**RECORD EXTRACTS:**
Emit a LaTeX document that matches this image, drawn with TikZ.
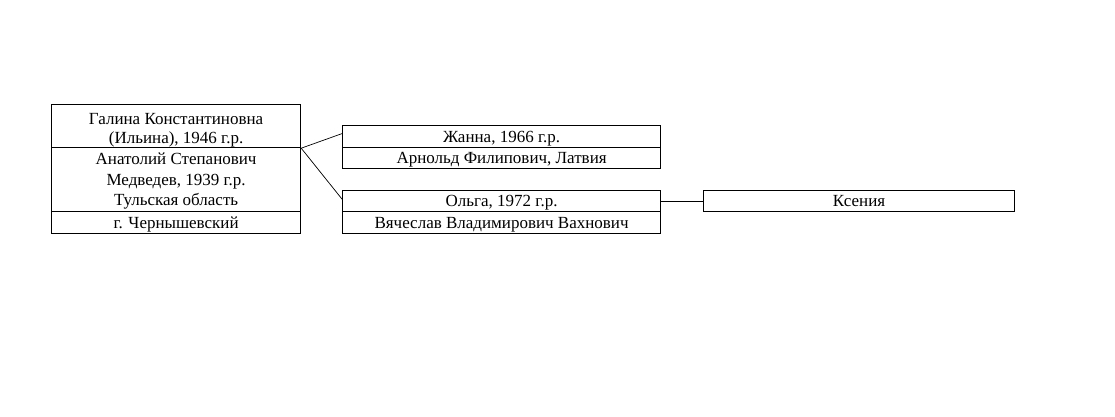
\documentclass[tikz,border=0pt]{standalone}
\usepackage{fontspec}
\setmainfont{Liberation Serif}
\begin{document}
\begin{tikzpicture}[x=1pt,y=-1pt,
  cell/.style={draw,line width=1.2pt,inner sep=0pt,anchor=north west,align=center,font=\fontsize{17}{20.5}\selectfont},
  one/.style={text height=13pt,text depth=2.2pt},
  link/.style={line width=0.7pt}]
\useasboundingbox (0,0) rectangle (1115,417);
\node[cell,font=\fontsize{17}{19}\selectfont,minimum width=249pt,minimum height=43pt] (galina) at (51,104) {\rule{0pt}{19pt}Галина Константиновна\\(Ильина), 1946 г.р.};
\node[cell,minimum width=249pt,minimum height=64pt] (anatoly) at (51,147) {\rule{0pt}{15pt}Анатолий Степанович\\Медведев, 1939 г.р.\\Тульская область};
\node[cell,one,minimum width=249pt,minimum height=22pt] (city) at (51,211) {г. Чернышевский};
\node[cell,one,minimum width=318pt,minimum height=22pt] (zhanna) at (342,125) {Жанна, 1966 г.р.};
\node[cell,one,minimum width=318pt,minimum height=21pt] (arnold) at (342,147) {Арнольд Филипович, Латвия};
\node[cell,one,minimum width=318pt,minimum height=21pt] (olga) at (342,190) {Ольга, 1972 г.р.};
\node[cell,one,minimum width=318pt,minimum height=22pt] (vyach) at (342,211) {Вячеслав Владимирович Вахнович};
\node[cell,one,minimum width=311pt,minimum height=21pt] (ksenia) at (703,190) {Ксения};
\draw[link] (galina.south east) -- ([yshift=3pt]zhanna.west);
\draw[link] (galina.south east) -- ([yshift=2pt]olga.west);
\draw[link] (olga.east) -- (ksenia.west);
\end{tikzpicture}
\end{document}
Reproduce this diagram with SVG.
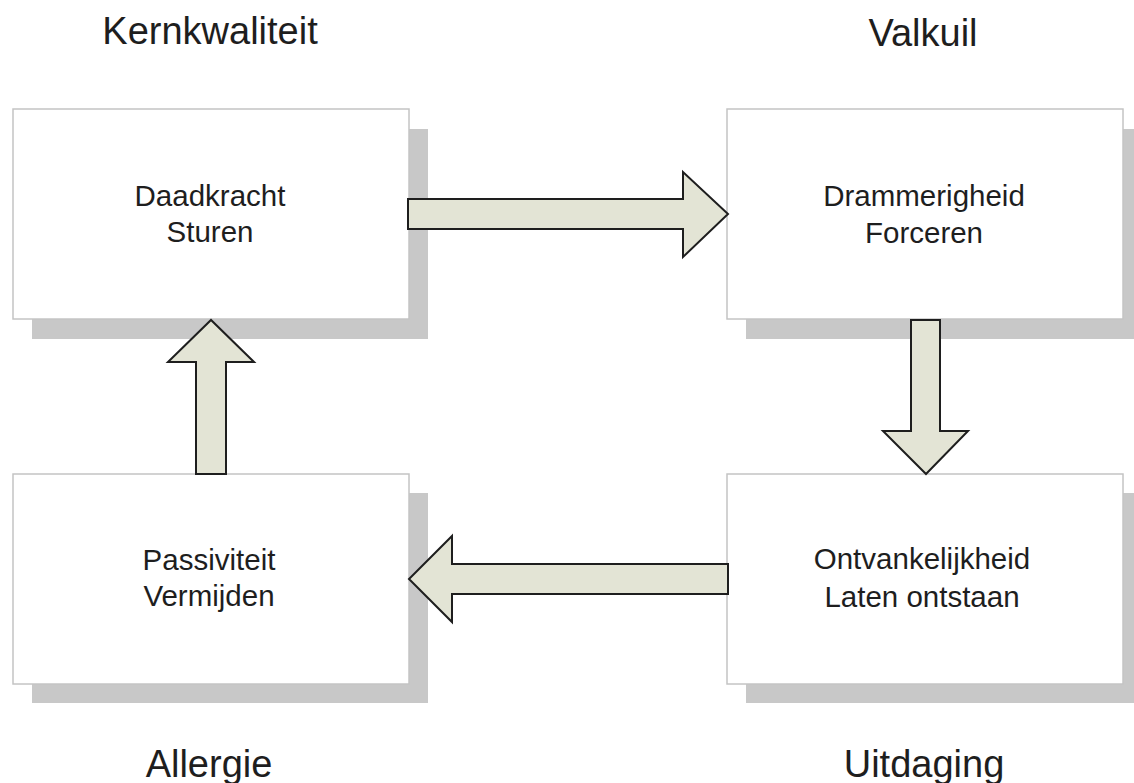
<svg xmlns="http://www.w3.org/2000/svg" width="1134" height="783" viewBox="0 0 1134 783">
<style>
.shadow{fill:#c8c8c8}
.box{fill:#ffffff;stroke:#c4c4c4;stroke-width:1.5}
.arrow{fill:#e3e4d5;stroke:#1e1e1e;stroke-width:2;stroke-linejoin:miter}
.lbl{font-family:"Liberation Sans",Arial,sans-serif;font-size:29.5px;fill:#1e1e1e;text-anchor:middle}
.title{font-family:"Liberation Sans",Arial,sans-serif;font-size:38px;fill:#1e1e1e;text-anchor:middle}
</style>
<rect width="1134" height="783" fill="#ffffff"/>
<g id="title-kernkwaliteit"><text class="title" x="210" y="44">Kernkwaliteit</text></g>
<g id="title-valkuil"><text class="title" x="923" y="46">Valkuil</text></g>
<g id="title-allergie"><text class="title" x="209" y="777">Allergie</text></g>
<g id="title-uitdaging"><text class="title" x="924" y="777">Uitdaging</text></g>

<g id="node-kernkwaliteit">
<rect class="shadow" x="32" y="129" width="396" height="210"/>
<rect class="box" x="13" y="109" width="396" height="210"/>
<text class="lbl" x="210" y="206">Daadkracht</text>
<text class="lbl" x="210" y="242">Sturen</text>
</g>
<g id="node-valkuil">
<rect class="shadow" x="746" y="129" width="396" height="210"/>
<rect class="box" x="727" y="109" width="396" height="210"/>
<text class="lbl" x="924" y="206">Drammerigheid</text>
<text class="lbl" x="924" y="243">Forceren</text>
</g>
<g id="node-allergie">
<rect class="shadow" x="32" y="493" width="396" height="210"/>
<rect class="box" x="13" y="474" width="396" height="210"/>
<text class="lbl" x="209" y="570">Passiviteit</text>
<text class="lbl" x="209" y="606">Vermijden</text>
</g>
<g id="node-uitdaging">
<rect class="shadow" x="746" y="493" width="396" height="210"/>
<rect class="box" x="727" y="474" width="396" height="210"/>
<text class="lbl" x="922" y="569">Ontvankelijkheid</text>
<text class="lbl" x="922" y="607">Laten ontstaan</text>
</g>

<g id="connectors">
<polygon class="arrow" points="408,199 683,199 683,172 728,214 683,257 683,229 408,229"/>
<polygon class="arrow" points="911,320 940,320 940,431 968,431 926,474 883,431 911,431"/>
<polygon class="arrow" points="728,564 452,564 452,536 409,579 452,622 452,594 728,594"/>
<polygon class="arrow" points="196,474 226,474 226,362 254,362 211,320 168,362 196,362"/>
</g>
</svg>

**AIM:** The material above holds pictures; copy everything else in it exactly.

**CORRECT OUTPUT:**
Emit a LaTeX document that matches this image, drawn with TikZ.
\documentclass[tikz,border=0pt]{standalone}
\usepackage{fontspec}
\setmainfont{Liberation Serif}
\begin{document}
\begin{tikzpicture}[x=1pt,y=-1pt,
  cell/.style={draw,line width=1.2pt,inner sep=0pt,anchor=north west,align=center,font=\fontsize{17}{20.5}\selectfont},
  one/.style={text height=13pt,text depth=2.2pt},
  link/.style={line width=0.7pt}]
\useasboundingbox (0,0) rectangle (1115,417);
\node[cell,font=\fontsize{17}{19}\selectfont,minimum width=249pt,minimum height=43pt] (galina) at (51,104) {\rule{0pt}{19pt}Галина Константиновна\\(Ильина), 1946 г.р.};
\node[cell,minimum width=249pt,minimum height=64pt] (anatoly) at (51,147) {\rule{0pt}{15pt}Анатолий Степанович\\Медведев, 1939 г.р.\\Тульская область};
\node[cell,one,minimum width=249pt,minimum height=22pt] (city) at (51,211) {г. Чернышевский};
\node[cell,one,minimum width=318pt,minimum height=22pt] (zhanna) at (342,125) {Жанна, 1966 г.р.};
\node[cell,one,minimum width=318pt,minimum height=21pt] (arnold) at (342,147) {Арнольд Филипович, Латвия};
\node[cell,one,minimum width=318pt,minimum height=21pt] (olga) at (342,190) {Ольга, 1972 г.р.};
\node[cell,one,minimum width=318pt,minimum height=22pt] (vyach) at (342,211) {Вячеслав Владимирович Вахнович};
\node[cell,one,minimum width=311pt,minimum height=21pt] (ksenia) at (703,190) {Ксения};
\draw[link] (galina.south east) -- ([yshift=3pt]zhanna.west);
\draw[link] (galina.south east) -- ([yshift=2pt]olga.west);
\draw[link] (olga.east) -- (ksenia.west);
\end{tikzpicture}
\end{document}
Reproduce this diagram with SVG.
<svg xmlns="http://www.w3.org/2000/svg" width="1134" height="783" viewBox="0 0 1134 783">
<style>
.shadow{fill:#c8c8c8}
.box{fill:#ffffff;stroke:#c4c4c4;stroke-width:1.5}
.arrow{fill:#e3e4d5;stroke:#1e1e1e;stroke-width:2;stroke-linejoin:miter}
.lbl{font-family:"Liberation Sans",Arial,sans-serif;font-size:29.5px;fill:#1e1e1e;text-anchor:middle}
.title{font-family:"Liberation Sans",Arial,sans-serif;font-size:38px;fill:#1e1e1e;text-anchor:middle}
</style>
<rect width="1134" height="783" fill="#ffffff"/>
<g id="title-kernkwaliteit"><text class="title" x="210" y="44">Kernkwaliteit</text></g>
<g id="title-valkuil"><text class="title" x="923" y="46">Valkuil</text></g>
<g id="title-allergie"><text class="title" x="209" y="777">Allergie</text></g>
<g id="title-uitdaging"><text class="title" x="924" y="777">Uitdaging</text></g>

<g id="node-kernkwaliteit">
<rect class="shadow" x="32" y="129" width="396" height="210"/>
<rect class="box" x="13" y="109" width="396" height="210"/>
<text class="lbl" x="210" y="206">Daadkracht</text>
<text class="lbl" x="210" y="242">Sturen</text>
</g>
<g id="node-valkuil">
<rect class="shadow" x="746" y="129" width="396" height="210"/>
<rect class="box" x="727" y="109" width="396" height="210"/>
<text class="lbl" x="924" y="206">Drammerigheid</text>
<text class="lbl" x="924" y="243">Forceren</text>
</g>
<g id="node-allergie">
<rect class="shadow" x="32" y="493" width="396" height="210"/>
<rect class="box" x="13" y="474" width="396" height="210"/>
<text class="lbl" x="209" y="570">Passiviteit</text>
<text class="lbl" x="209" y="606">Vermijden</text>
</g>
<g id="node-uitdaging">
<rect class="shadow" x="746" y="493" width="396" height="210"/>
<rect class="box" x="727" y="474" width="396" height="210"/>
<text class="lbl" x="922" y="569">Ontvankelijkheid</text>
<text class="lbl" x="922" y="607">Laten ontstaan</text>
</g>

<g id="connectors">
<polygon class="arrow" points="408,199 683,199 683,172 728,214 683,257 683,229 408,229"/>
<polygon class="arrow" points="911,320 940,320 940,431 968,431 926,474 883,431 911,431"/>
<polygon class="arrow" points="728,564 452,564 452,536 409,579 452,622 452,594 728,594"/>
<polygon class="arrow" points="196,474 226,474 226,362 254,362 211,320 168,362 196,362"/>
</g>
</svg>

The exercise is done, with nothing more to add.